begin Provided data
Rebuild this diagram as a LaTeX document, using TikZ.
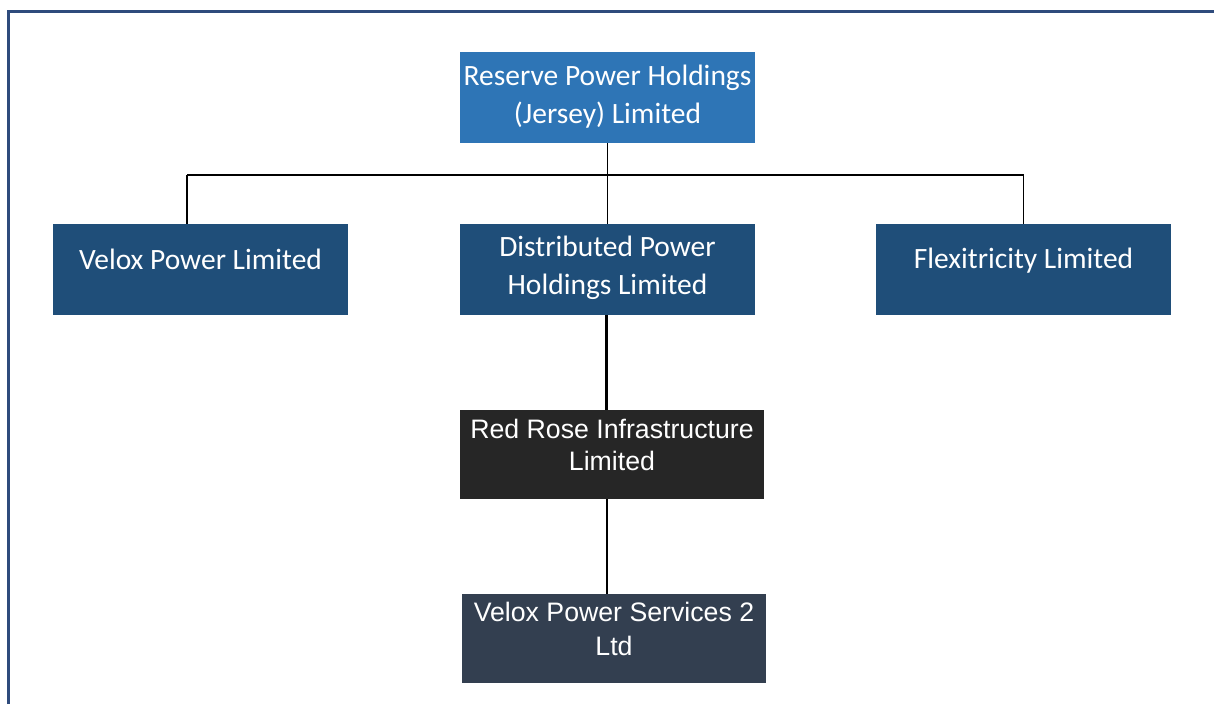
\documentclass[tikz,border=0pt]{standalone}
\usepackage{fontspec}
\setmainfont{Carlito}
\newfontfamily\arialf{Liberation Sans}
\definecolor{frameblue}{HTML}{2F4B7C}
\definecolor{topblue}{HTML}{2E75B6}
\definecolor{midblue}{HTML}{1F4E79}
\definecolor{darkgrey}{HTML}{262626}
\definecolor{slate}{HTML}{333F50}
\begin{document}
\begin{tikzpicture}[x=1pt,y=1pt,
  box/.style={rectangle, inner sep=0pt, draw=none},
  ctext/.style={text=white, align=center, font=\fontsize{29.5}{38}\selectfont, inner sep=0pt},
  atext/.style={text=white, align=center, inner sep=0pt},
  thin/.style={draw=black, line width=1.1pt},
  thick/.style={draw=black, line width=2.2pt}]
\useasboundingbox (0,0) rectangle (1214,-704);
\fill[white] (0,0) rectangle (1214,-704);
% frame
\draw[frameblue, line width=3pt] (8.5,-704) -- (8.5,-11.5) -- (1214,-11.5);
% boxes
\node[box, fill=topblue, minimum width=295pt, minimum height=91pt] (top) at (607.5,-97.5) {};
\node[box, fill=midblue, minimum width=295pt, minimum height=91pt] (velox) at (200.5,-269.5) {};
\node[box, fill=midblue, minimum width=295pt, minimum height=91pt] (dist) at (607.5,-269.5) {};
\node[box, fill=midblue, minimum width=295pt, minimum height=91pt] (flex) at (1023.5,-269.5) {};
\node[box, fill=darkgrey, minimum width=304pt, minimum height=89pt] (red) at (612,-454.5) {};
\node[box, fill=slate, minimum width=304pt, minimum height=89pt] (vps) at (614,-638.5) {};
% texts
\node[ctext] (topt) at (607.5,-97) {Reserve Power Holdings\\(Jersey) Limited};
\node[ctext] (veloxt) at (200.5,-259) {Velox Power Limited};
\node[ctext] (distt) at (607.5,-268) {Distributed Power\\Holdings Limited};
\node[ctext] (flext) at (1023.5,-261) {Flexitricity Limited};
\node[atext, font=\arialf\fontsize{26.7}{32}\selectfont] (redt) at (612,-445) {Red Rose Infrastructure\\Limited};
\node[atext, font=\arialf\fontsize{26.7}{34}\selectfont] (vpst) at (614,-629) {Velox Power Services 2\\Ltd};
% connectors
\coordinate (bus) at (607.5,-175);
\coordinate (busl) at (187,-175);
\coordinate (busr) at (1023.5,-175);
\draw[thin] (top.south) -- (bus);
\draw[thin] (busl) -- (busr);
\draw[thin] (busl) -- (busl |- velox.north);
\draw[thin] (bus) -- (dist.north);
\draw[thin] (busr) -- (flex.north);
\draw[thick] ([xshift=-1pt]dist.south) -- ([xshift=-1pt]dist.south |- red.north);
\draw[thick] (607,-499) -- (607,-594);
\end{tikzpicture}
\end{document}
end Provided data
[Stated problem]: Output the material word for word, omitting its pictures.

[Response to the exercise]:
Rebuild this diagram as a LaTeX document, using TikZ.
\documentclass[tikz,border=0pt]{standalone}
\usepackage{fontspec}
\setmainfont{Carlito}
\newfontfamily\arialf{Liberation Sans}
\definecolor{frameblue}{HTML}{2F4B7C}
\definecolor{topblue}{HTML}{2E75B6}
\definecolor{midblue}{HTML}{1F4E79}
\definecolor{darkgrey}{HTML}{262626}
\definecolor{slate}{HTML}{333F50}
\begin{document}
\begin{tikzpicture}[x=1pt,y=1pt,
  box/.style={rectangle, inner sep=0pt, draw=none},
  ctext/.style={text=white, align=center, font=\fontsize{29.5}{38}\selectfont, inner sep=0pt},
  atext/.style={text=white, align=center, inner sep=0pt},
  thin/.style={draw=black, line width=1.1pt},
  thick/.style={draw=black, line width=2.2pt}]
\useasboundingbox (0,0) rectangle (1214,-704);
\fill[white] (0,0) rectangle (1214,-704);
% frame
\draw[frameblue, line width=3pt] (8.5,-704) -- (8.5,-11.5) -- (1214,-11.5);
% boxes
\node[box, fill=topblue, minimum width=295pt, minimum height=91pt] (top) at (607.5,-97.5) {};
\node[box, fill=midblue, minimum width=295pt, minimum height=91pt] (velox) at (200.5,-269.5) {};
\node[box, fill=midblue, minimum width=295pt, minimum height=91pt] (dist) at (607.5,-269.5) {};
\node[box, fill=midblue, minimum width=295pt, minimum height=91pt] (flex) at (1023.5,-269.5) {};
\node[box, fill=darkgrey, minimum width=304pt, minimum height=89pt] (red) at (612,-454.5) {};
\node[box, fill=slate, minimum width=304pt, minimum height=89pt] (vps) at (614,-638.5) {};
% texts
\node[ctext] (topt) at (607.5,-97) {Reserve Power Holdings\\(Jersey) Limited};
\node[ctext] (veloxt) at (200.5,-259) {Velox Power Limited};
\node[ctext] (distt) at (607.5,-268) {Distributed Power\\Holdings Limited};
\node[ctext] (flext) at (1023.5,-261) {Flexitricity Limited};
\node[atext, font=\arialf\fontsize{26.7}{32}\selectfont] (redt) at (612,-445) {Red Rose Infrastructure\\Limited};
\node[atext, font=\arialf\fontsize{26.7}{34}\selectfont] (vpst) at (614,-629) {Velox Power Services 2\\Ltd};
% connectors
\coordinate (bus) at (607.5,-175);
\coordinate (busl) at (187,-175);
\coordinate (busr) at (1023.5,-175);
\draw[thin] (top.south) -- (bus);
\draw[thin] (busl) -- (busr);
\draw[thin] (busl) -- (busl |- velox.north);
\draw[thin] (bus) -- (dist.north);
\draw[thin] (busr) -- (flex.north);
\draw[thick] ([xshift=-1pt]dist.south) -- ([xshift=-1pt]dist.south |- red.north);
\draw[thick] (607,-499) -- (607,-594);
\end{tikzpicture}
\end{document}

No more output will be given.